## [Short exercise]
Go through the entries and transcribe each one exactly, dropping the pictures.

## [Plotting code records]

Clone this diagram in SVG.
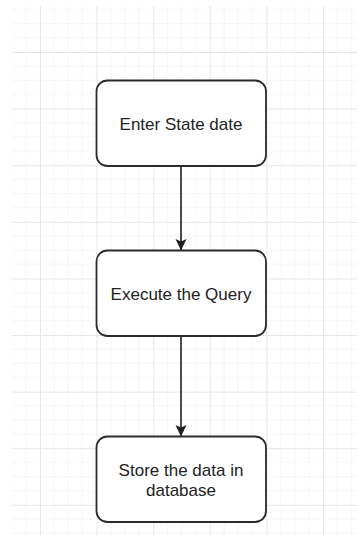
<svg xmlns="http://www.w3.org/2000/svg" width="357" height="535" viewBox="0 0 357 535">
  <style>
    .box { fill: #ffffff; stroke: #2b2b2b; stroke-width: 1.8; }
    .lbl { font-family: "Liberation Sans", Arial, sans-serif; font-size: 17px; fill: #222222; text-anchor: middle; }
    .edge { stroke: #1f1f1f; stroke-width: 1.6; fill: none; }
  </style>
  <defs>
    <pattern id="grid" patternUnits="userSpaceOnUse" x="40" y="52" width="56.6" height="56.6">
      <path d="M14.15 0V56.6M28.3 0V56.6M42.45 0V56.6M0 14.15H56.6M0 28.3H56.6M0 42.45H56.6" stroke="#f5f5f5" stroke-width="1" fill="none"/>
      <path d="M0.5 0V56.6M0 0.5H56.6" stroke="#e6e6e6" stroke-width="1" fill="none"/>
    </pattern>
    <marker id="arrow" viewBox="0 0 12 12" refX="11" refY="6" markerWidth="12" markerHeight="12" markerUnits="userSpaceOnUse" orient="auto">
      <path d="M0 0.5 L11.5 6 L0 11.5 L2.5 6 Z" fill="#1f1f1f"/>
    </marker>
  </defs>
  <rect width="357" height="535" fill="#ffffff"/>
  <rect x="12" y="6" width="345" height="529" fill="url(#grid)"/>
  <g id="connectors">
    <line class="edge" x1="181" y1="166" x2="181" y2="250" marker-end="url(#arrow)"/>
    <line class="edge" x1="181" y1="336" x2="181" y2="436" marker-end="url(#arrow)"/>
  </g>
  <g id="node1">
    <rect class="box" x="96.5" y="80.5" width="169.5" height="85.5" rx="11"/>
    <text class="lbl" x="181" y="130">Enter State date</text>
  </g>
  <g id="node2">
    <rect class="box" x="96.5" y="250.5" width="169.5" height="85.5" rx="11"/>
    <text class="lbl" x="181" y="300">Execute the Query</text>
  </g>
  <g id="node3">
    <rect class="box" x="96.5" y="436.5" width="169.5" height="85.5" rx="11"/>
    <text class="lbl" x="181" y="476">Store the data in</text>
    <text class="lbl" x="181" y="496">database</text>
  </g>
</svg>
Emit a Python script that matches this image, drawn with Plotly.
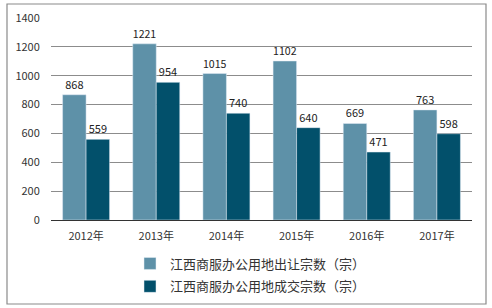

## [Complete output]
Clone this diagram in SVG.
<svg xmlns="http://www.w3.org/2000/svg" width="357" height="535" viewBox="0 0 357 535">
  <style>
    .box { fill: #ffffff; stroke: #2b2b2b; stroke-width: 1.8; }
    .lbl { font-family: "Liberation Sans", Arial, sans-serif; font-size: 17px; fill: #222222; text-anchor: middle; }
    .edge { stroke: #1f1f1f; stroke-width: 1.6; fill: none; }
  </style>
  <defs>
    <pattern id="grid" patternUnits="userSpaceOnUse" x="40" y="52" width="56.6" height="56.6">
      <path d="M14.15 0V56.6M28.3 0V56.6M42.45 0V56.6M0 14.15H56.6M0 28.3H56.6M0 42.45H56.6" stroke="#f5f5f5" stroke-width="1" fill="none"/>
      <path d="M0.5 0V56.6M0 0.5H56.6" stroke="#e6e6e6" stroke-width="1" fill="none"/>
    </pattern>
    <marker id="arrow" viewBox="0 0 12 12" refX="11" refY="6" markerWidth="12" markerHeight="12" markerUnits="userSpaceOnUse" orient="auto">
      <path d="M0 0.5 L11.5 6 L0 11.5 L2.5 6 Z" fill="#1f1f1f"/>
    </marker>
  </defs>
  <rect width="357" height="535" fill="#ffffff"/>
  <rect x="12" y="6" width="345" height="529" fill="url(#grid)"/>
  <g id="connectors">
    <line class="edge" x1="181" y1="166" x2="181" y2="250" marker-end="url(#arrow)"/>
    <line class="edge" x1="181" y1="336" x2="181" y2="436" marker-end="url(#arrow)"/>
  </g>
  <g id="node1">
    <rect class="box" x="96.5" y="80.5" width="169.5" height="85.5" rx="11"/>
    <text class="lbl" x="181" y="130">Enter State date</text>
  </g>
  <g id="node2">
    <rect class="box" x="96.5" y="250.5" width="169.5" height="85.5" rx="11"/>
    <text class="lbl" x="181" y="300">Execute the Query</text>
  </g>
  <g id="node3">
    <rect class="box" x="96.5" y="436.5" width="169.5" height="85.5" rx="11"/>
    <text class="lbl" x="181" y="476">Store the data in</text>
    <text class="lbl" x="181" y="496">database</text>
  </g>
</svg>
Emit a Python script that matches this image, drawn with Plotly.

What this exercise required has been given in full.